The Black Emergency Coalition’s demands of the museum were kind of extraordinary. The group was started in 1969 by African-American artists Benny Andrews and Clifford R. Joseph in response to curatorial decisions at the Met and at the Whitney. They were influenced by the Black Panthers and other black nationalist thinking and strategy. They were very savvy about leveraging media attention. They were motivated by a very pragmatic concern—wanting to be a part of these institutions—but at the same time they wanted to change these institutions in radical ways. The sequence of the chapters recovers that legacy of black protest, and sets it up as a jumping-off point for whatever happens next. It’s a call to action, or at least reminder of what activism around museums could aim to achieve.
KOTECHA Your book thinks about protest in a very expansive way. Not only in public spaces as picketing, or in the circulation of leaflets, but also as conversation, whether that be by way of Facebook debates, Twitter feuds, and open letters. Can you speak to social media as a site of protest?
D’SOUZA To put it in the most anodyne way, the space of social media brings up both possibilities and dangers. It’s dangerous because everything can get subsumed into one battle cry: because Hannah Black’s letter included an “urgent recommendation” to the Biennial’s curators that the painting be destroyed, a lot of those unsympathetic to the protesters ended up believing “Everyone who protests wants to burn all paintings.” All nuance got subsumed into that one battle cry. But social media spaces also open up opportunities. Black’s letter was not the first articulation of protest. It came after a lot of thoughtful and really fraught discussion on social media, among mostly younger black artists, critics, curators, and writers who were responding to their initial knowledge of what this painting was and how it came to be in the show, and discussing what the proper responses to it should be.
KOTECHA Donald Newman’s 1979 exhibition at Artists Space was particularly difficult to read about. It’s hard to believe that an independently run alternative venue would host this show: a rather formalist set of triptychs made by a twenty-three year old white man, who used his material, charcoal, as a euphemism for blackness. It’s even harder to believe that critics I have so much respect for, namely Douglas Crimp and Craig Owens, defended the work.
D’SOUZA I think Crimp and Owens saw themselves as not working in favor of the institution because they did not see Artists Space as part of the establishment.
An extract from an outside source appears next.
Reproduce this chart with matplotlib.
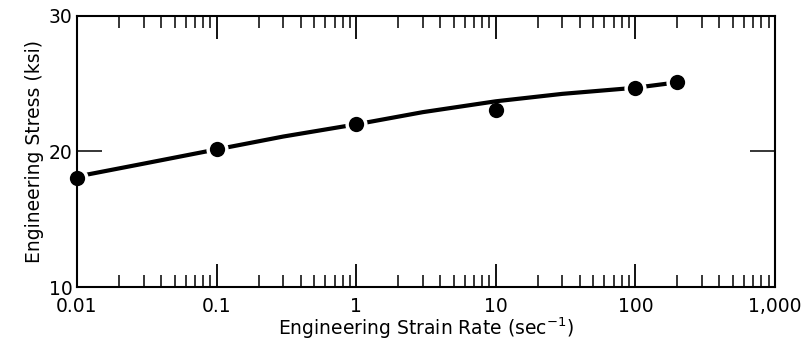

They saw it as a place that defended culture against the power of art institutions, including the art market. But in this case, I would argue that they forgot who actually held the power. It’s not unusual for that to happen. I remember writing on Facebook last year, “God help me if I forget who has the power and who doesn’t.” That’s what was happening in the Schutz debates. Established people with massive amounts of power imagined that these primarily twentysomething black artists had the power to censor.
That’s also what happened in the late ’70s. Crimp and Owens both later stepped back from their hardline positions against identity politics, especially when they got involved in AIDS activism. In his 1983 essay “The Discourse of Others: Feminism and Postmodernism,” Owens admitted to “gross critical negligence” in failing to acknowledge the role of sexual difference in his postmodern analysis, but he never wrote about having regrets in relation to race, as far as I know. It’s one of the very tragic points in the book for me. I know a lot of the people I discuss in the first two chapters: they are friends, acquaintances, and former teachers. It became very hard for me to forget that context and really see what was happening. That’s why I decided to rely entirely on the archival record for the second chapter. It seemed important to just quote peoples’ words and not report revisionist recollections.
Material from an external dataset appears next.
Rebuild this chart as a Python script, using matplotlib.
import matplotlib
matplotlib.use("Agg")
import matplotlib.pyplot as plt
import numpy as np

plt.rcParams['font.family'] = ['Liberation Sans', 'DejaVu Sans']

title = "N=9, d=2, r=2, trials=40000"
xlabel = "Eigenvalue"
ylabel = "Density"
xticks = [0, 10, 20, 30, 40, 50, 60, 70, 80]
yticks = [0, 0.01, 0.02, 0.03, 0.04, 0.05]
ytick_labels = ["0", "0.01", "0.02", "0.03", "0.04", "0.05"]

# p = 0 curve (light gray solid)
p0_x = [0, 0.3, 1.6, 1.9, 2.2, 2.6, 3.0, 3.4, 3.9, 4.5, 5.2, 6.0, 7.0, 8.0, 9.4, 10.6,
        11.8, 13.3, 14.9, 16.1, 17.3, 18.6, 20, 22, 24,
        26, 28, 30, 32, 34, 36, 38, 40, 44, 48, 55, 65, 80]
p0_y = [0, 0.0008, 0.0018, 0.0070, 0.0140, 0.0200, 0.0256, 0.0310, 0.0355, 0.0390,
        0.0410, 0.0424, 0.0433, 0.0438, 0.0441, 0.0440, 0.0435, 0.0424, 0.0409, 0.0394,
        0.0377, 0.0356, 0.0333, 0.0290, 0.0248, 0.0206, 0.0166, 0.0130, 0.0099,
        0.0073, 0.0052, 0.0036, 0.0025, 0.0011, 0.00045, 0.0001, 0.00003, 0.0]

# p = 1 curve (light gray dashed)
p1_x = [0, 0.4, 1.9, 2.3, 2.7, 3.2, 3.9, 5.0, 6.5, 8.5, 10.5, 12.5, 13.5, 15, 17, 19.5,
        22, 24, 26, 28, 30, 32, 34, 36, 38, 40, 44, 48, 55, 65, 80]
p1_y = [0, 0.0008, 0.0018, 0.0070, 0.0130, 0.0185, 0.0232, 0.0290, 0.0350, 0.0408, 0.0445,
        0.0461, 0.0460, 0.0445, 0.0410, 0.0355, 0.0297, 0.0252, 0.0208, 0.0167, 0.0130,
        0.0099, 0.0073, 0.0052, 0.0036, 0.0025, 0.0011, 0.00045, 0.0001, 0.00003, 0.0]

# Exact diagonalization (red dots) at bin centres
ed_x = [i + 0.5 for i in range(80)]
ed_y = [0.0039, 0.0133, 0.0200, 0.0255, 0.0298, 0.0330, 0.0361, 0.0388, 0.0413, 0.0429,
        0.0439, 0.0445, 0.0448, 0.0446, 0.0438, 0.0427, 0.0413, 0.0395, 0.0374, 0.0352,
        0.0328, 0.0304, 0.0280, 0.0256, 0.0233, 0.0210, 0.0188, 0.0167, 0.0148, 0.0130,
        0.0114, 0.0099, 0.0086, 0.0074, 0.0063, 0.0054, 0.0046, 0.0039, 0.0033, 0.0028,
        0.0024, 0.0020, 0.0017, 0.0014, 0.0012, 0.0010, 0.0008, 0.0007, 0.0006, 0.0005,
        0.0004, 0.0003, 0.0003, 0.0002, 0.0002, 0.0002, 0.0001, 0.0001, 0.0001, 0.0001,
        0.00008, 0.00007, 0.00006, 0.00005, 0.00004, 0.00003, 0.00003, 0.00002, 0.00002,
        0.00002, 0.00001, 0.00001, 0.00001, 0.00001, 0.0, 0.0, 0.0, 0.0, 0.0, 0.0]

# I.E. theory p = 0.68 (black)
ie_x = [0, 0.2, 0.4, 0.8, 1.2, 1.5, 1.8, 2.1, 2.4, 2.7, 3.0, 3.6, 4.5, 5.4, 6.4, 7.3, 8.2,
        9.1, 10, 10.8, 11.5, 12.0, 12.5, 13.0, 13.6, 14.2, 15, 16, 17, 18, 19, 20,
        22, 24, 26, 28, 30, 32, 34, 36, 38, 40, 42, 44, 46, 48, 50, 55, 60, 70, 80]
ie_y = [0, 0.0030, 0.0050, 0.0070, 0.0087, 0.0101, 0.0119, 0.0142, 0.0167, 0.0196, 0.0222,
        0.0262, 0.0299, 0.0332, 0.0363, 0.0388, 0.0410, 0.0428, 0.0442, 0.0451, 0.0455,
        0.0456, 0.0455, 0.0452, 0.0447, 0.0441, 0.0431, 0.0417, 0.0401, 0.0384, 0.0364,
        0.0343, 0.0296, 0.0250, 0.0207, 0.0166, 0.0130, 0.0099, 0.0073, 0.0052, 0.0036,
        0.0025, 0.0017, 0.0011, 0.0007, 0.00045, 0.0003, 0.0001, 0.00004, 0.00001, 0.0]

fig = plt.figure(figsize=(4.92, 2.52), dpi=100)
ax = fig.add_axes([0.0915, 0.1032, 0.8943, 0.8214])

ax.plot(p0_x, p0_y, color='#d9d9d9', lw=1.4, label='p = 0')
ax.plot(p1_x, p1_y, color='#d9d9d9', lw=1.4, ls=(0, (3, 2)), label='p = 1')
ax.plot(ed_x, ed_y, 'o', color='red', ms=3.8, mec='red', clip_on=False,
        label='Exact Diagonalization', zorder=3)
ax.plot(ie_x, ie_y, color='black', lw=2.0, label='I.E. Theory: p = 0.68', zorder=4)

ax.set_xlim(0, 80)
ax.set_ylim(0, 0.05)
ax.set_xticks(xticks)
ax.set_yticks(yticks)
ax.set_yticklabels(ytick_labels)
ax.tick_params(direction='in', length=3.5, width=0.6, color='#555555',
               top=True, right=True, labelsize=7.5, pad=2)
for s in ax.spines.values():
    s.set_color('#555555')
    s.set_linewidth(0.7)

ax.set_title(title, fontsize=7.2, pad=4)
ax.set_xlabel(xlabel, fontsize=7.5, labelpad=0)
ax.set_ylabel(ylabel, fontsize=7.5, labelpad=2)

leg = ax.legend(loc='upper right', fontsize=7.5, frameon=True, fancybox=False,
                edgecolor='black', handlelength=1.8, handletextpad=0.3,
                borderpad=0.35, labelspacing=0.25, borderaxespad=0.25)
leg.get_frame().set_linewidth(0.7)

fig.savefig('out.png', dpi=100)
KOTECHA What do you think it means to be an ally in the struggle against anti-black racism?
D’SOUZA I am a South Asian who has written a book about black protest. I spent a lot of time thinking about what that means. At one level, this book is about good allies, bad allies, or not-at-all allies—but for me, the process of writing the book itself was an exercise in being an ally, and what that looks like in practice. The responses to the book will be the measure of my success. And if I got it wrong, I am sure people won’t hesitate to tell me.
KOTECHA How do you, as a writer of color, experience systemic racism in your own work?
D’SOUZA There’s no doubt that almost any person of color working in the art world encounters microaggressions, overt racism, or exclusion on a daily basis. There are now people of color in the art world who are in charge of the decision-making mechanisms, who can distribute power and grant resources—and even despite that, institutions are getting into trouble, often rightly so. No matter how much effort toward diversity is made at art institutions, the structures that protect whiteness remain more or less intact. The 2017 Whitney Biennial, for instance, was the first curated by a team completely composed of people of color, and was the most diverse biennial the Whitney has ever had! But it was also the most controversial, if you measure that by how deeply the conversation penetrated pop culture. I mean, Whoopi Goldberg was talking about it on The View.
KOTECHA How would you say that museums should respond to these issues?
D’SOUZA I think that museums need to be more transparent in addressing their mistakes. Simply vowing to do better without explicitly taking responsibility for what happened in the past is not going to satisfy a public who expect more of their institutions.
In an ideal world, art institutions would make space for actual conversation. In each of the cases in the book, the institutions themselves rarely enter the conversations in ways that are satisfying and meaningful for the protestors. Can you imagine if the Whitney genuinely thought about the history of race protest against itself? I want to know what that would look like. And I don’t mean mounting an exhibition on the history of art-world protests, or even holding a panel about the Schutz controversy—both of which the museum did in the past year. I mean addressing the question of race and institutions in a way that lays bare the practices of decision-making, resource allocation, and hiring—something that looks less like museum programming and more like a truth and reconciliation commission. Even if the Whitney protests were triggered by a single painting, the stakes of the protest were much greater, and spoke to a whole set of institutional and societal issues that are urgent and complex. Until museums figure out how to process their mistakes as part of an ongoing practice, I think these protests will continue to erupt. And thank goodness for that—it’s how real change will happen.